Single by Aqua

from the album Aquarium
- B-side: "Good Morning Sunshine"
- Released: 25 November 1997
- Genre: Euro-NRG
- Length: 3:35
- Label: Universal
- Songwriters: Søren Rasted; Claus Norreen; Lene Nystrøm; René Dif; Peter Hartmann; Jan Langhoff;
- Producers: Johnny Jam; Delgado; Søren Rasted; Claus Norreen;

Aqua singles chronology
| "Doctor Jones" (1997) | "Lollipop (Candyman)" (1997) | "Turn Back Time" (1998) |

Music video
- "Lollipop (Candyman)" on YouTube

= Lollipop (Candyman) =

1997 single by Aqua

"Lollipop (Candyman)" is a song by Danish-Norwegian dance-pop group Aqua. It was released in November 1997 by Universal Records as the fifth overall single from their debut album, Aquarium (1997), in Australasia, North America, and mainland Europe. However, it was not released in the United Kingdom. "Lollipop" features a prominent role for René Dif, with vocals also from main vocalist Lene. The US CD and cassette single include "Good Morning Sunshine" as the B-side.

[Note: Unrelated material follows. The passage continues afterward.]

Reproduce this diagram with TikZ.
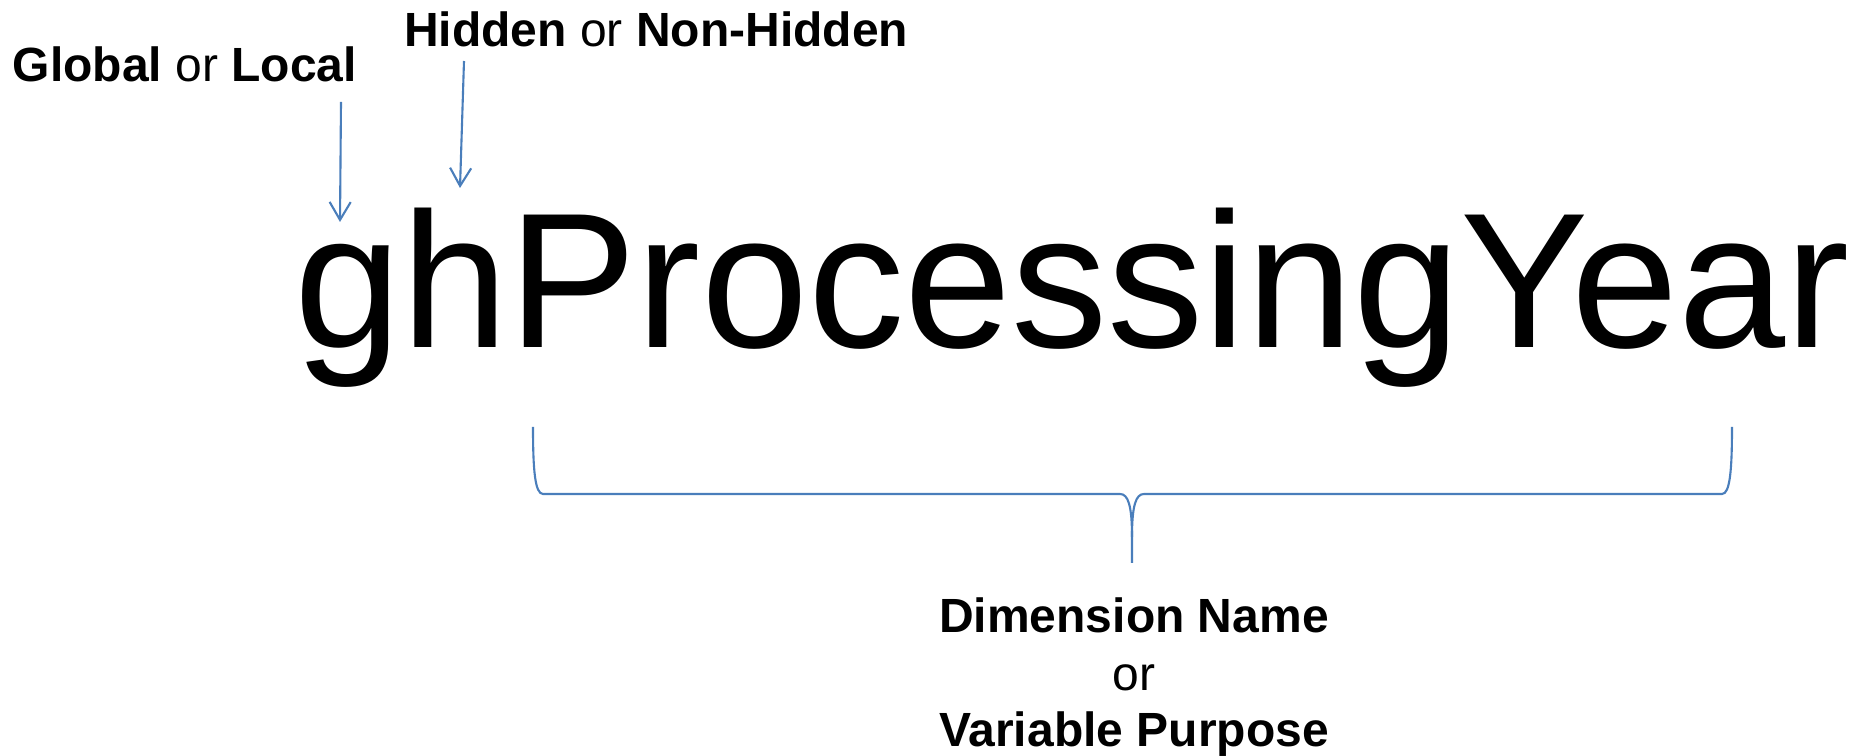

The song failed to replicate the success of "Barbie Girl", "Doctor Jones", and "My Oh My" where it was released. In the United States, it became their second top-40 hit and last song to chart there, peaking at No. 23, until 26 years later, when the group was credited on the 2023 Nicki Minaj and Ice Spice single "Barbie World". The single reached the top 10 in Sweden and Australia, staying at number three for five consecutive weeks in the latter country.

==Critical reception==
Larry Flick from Billboard magazine described the song as a "Barbie Girl" "similar-sounding Euro-NRG ditty" and noted that "although 'Lollipop' does not have such an immediate, media-friendly punch, it's ultimately just as fun and goofy as its predecessor. Sure, this is pop music at its most frivolous and disposable." Dave Sholin from the Gavin Report commented, "Nothing like a sugar rush, and this is yet another double dose of ear candy from Denmark's leading confectioners." Retrospectively, Pop Rescue wrote that it "is laden with pumping beats, and vocal play between René and Lene." They added that "it's quite close to 'Barbie Girl'."

==Music video==
The accompanying music video features the group in space, much like in the later "Cartoon Heroes", and includes a fight against aliens and a small robot saving the day.

==Track listings==

- Scandinavian and European CD single
1. "Lollipop (Candyman)" (radio edit) – 3:35
2. "Lollipop (Candyman)" (extended version) – 5:29

- US CD and cassette single
3. "Lollipop (Candyman)" – 3:35
4. "Good Morning Sunshine" – 4:03

- US 12-inch single
A1. "Lollipop (Candyman)" (Fitch Brother's "Sugar Mix") – 6:52
A2. "Lollipop (Candyman)" (extended original mix) – 5:51
B1. "Lollipop (Candyman)" (Razor-N-Go "Lick It Mix") – 12:18

- Australian CD single
1. "Lollipop (Candyman)" (radio edit) – 2:54
2. "Lollipop (Candyman)" (extended mix) – 5:24
3. "Lollipop (Candyman)" (DJ Greek's Candy Mix) – 7:28
4. "Doctor Jones" (Adrenaline club mix) – 6:22
5. "Doctor Jones" (Antiloop club mix) – 9:59
6. "Doctor Jones" (Molella & Phil Jay mix) – 6:22
7. "Barbie Girl" (video)
8. "Doctor Jones" (Metro's full video)

==Charts==

===Weekly charts===

Weekly chart performance for "Lollipop (Candyman)"
| Chart (1997–1998) | Peak position |
|---|---|
| Australia (ARIA) | 3 |
| Canada Top Singles (RPM) | 38 |
| Canada Dance/Urban (RPM) | 9 |
| Europe (Eurochart Hot 100) | 70 |
| France (SNEP) | 29 |
| Italy (Musica e dischi) | 23 |
| New Zealand (Recorded Music NZ) | 22 |
| Sweden (Sverigetopplistan) | 10 |
| US Billboard Hot 100 | 23 |
| US Dance Singles Sales (Billboard) | 23 |

===Year-end charts===

Year-end chart performance for "Lollipop (Candyman)"
| Chart (1998) | Position |
|---|---|
| Australia (ARIA) | 19 |

==Certifications==

Certifications and sales for "Lollipop (Candyman)"
| Region | Certification | Certified units/sales |
| Australia (ARIA) | Platinum | 70,000^{^} |
^{^} Shipments figures based on certification alone.